● **RECORD SET**:
※ ※ ※

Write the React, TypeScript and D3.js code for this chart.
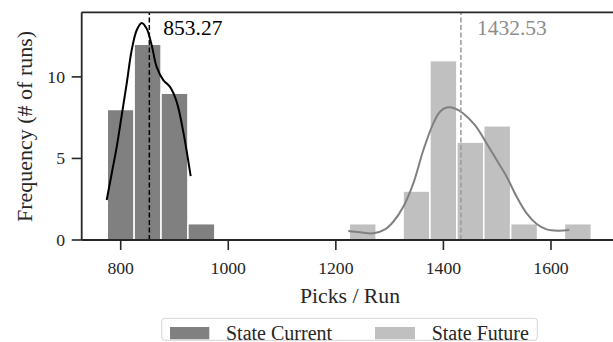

※ ※ ※

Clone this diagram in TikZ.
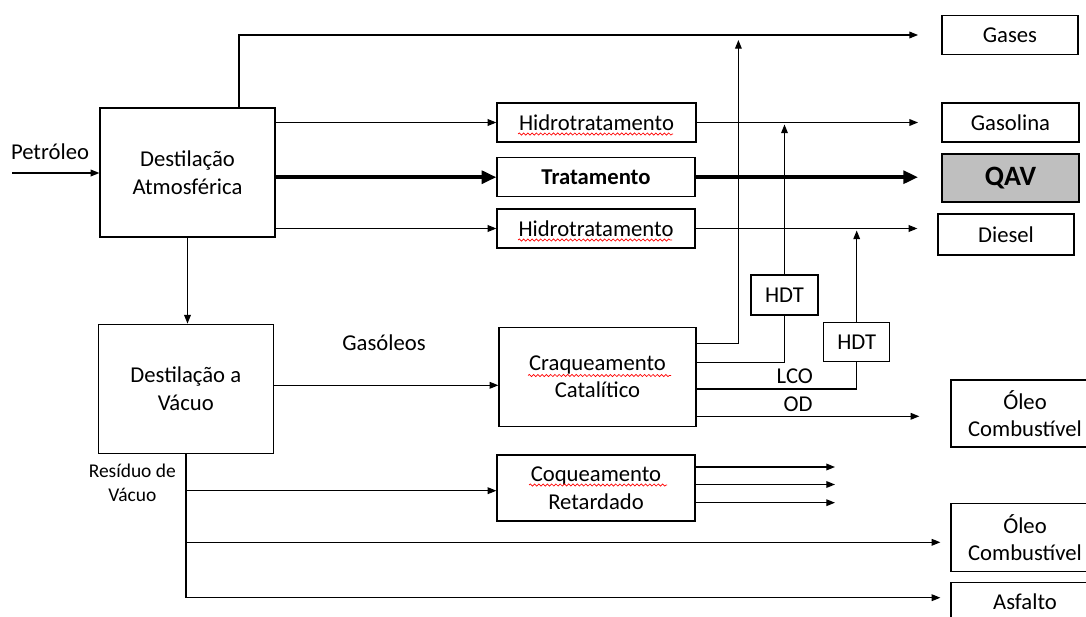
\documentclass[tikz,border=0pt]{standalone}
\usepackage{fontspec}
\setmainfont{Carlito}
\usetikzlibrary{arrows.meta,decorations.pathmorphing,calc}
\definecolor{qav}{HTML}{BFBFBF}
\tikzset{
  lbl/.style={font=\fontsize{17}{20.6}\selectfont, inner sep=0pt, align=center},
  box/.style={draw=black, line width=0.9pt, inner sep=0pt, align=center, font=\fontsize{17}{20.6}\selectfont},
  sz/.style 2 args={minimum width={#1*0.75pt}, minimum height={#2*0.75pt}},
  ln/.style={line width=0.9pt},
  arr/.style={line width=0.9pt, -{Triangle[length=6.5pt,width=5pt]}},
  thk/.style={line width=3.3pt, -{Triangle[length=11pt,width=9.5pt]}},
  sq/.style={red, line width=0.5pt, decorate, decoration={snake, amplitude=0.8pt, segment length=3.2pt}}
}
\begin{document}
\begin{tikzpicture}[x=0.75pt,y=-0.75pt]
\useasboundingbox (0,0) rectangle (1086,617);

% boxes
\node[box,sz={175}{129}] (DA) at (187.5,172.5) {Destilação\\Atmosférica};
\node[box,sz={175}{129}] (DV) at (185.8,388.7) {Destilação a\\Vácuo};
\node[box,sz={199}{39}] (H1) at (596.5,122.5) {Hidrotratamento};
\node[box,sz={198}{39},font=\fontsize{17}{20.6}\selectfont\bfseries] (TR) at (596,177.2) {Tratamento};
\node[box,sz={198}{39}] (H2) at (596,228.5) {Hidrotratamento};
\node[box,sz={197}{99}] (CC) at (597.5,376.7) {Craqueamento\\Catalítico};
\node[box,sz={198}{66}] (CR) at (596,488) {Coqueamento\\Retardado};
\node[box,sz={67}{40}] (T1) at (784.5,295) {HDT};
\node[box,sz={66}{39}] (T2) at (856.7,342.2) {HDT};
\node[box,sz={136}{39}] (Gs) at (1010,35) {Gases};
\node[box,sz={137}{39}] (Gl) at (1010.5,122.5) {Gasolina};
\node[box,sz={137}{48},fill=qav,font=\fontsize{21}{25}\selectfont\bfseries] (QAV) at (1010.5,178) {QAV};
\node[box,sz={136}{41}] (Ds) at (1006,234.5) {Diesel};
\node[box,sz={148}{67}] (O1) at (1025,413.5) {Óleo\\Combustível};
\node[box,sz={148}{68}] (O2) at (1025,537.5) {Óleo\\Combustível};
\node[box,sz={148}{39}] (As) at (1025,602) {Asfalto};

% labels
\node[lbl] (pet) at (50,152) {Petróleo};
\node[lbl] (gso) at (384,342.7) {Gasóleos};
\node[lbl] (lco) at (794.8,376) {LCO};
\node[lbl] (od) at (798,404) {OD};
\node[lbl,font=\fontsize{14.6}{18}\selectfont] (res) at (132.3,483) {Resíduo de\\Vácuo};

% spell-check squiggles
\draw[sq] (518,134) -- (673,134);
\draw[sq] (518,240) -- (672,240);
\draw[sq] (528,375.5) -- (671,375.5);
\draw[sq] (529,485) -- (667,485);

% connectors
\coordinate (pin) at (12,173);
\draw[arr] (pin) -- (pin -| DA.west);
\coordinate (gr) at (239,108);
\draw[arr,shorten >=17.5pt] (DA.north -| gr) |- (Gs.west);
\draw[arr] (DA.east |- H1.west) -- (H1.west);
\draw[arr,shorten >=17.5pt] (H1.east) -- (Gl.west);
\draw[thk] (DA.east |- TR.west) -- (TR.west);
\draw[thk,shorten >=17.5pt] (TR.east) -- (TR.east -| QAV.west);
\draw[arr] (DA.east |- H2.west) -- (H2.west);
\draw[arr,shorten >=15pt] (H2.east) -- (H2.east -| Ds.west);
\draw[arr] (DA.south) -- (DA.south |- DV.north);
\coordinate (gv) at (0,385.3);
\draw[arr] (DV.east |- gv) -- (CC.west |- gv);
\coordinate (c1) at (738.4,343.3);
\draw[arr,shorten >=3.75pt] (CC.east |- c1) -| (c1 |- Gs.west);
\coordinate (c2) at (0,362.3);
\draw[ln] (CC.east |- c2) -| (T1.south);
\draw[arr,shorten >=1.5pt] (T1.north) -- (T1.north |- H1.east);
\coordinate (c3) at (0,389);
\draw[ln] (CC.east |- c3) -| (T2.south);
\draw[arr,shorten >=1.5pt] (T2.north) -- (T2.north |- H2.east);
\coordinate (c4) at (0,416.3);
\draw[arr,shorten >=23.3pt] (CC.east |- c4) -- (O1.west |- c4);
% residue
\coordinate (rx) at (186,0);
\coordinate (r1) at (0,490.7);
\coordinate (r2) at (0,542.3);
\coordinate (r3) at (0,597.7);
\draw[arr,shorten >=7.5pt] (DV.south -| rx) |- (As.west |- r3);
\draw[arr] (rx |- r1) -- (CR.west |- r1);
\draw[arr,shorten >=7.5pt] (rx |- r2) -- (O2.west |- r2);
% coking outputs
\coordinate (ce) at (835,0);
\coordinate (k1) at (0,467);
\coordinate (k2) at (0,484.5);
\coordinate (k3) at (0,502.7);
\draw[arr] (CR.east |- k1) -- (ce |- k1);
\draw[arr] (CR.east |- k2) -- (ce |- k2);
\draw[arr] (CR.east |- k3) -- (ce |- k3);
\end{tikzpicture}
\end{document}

※ ※ ※

● **WRITTEN PROBLEM**: Make an exact copy of the lines from the one that contains "Clone this diagram in TikZ." through the one that contains "(0,0) rectangle (1086,617);", both included, and no other lines. Pictures are skipped.

● **ANSWER TO THE EXERCISE**:
Clone this diagram in TikZ.
\documentclass[tikz,border=0pt]{standalone}
\usepackage{fontspec}
\setmainfont{Carlito}
\usetikzlibrary{arrows.meta,decorations.pathmorphing,calc}
\definecolor{qav}{HTML}{BFBFBF}
\tikzset{
  lbl/.style={font=\fontsize{17}{20.6}\selectfont, inner sep=0pt, align=center},
  box/.style={draw=black, line width=0.9pt, inner sep=0pt, align=center, font=\fontsize{17}{20.6}\selectfont},
  sz/.style 2 args={minimum width={#1*0.75pt}, minimum height={#2*0.75pt}},
  ln/.style={line width=0.9pt},
  arr/.style={line width=0.9pt, -{Triangle[length=6.5pt,width=5pt]}},
  thk/.style={line width=3.3pt, -{Triangle[length=11pt,width=9.5pt]}},
  sq/.style={red, line width=0.5pt, decorate, decoration={snake, amplitude=0.8pt, segment length=3.2pt}}
}
\begin{document}
\begin{tikzpicture}[x=0.75pt,y=-0.75pt]
\useasboundingbox (0,0) rectangle (1086,617);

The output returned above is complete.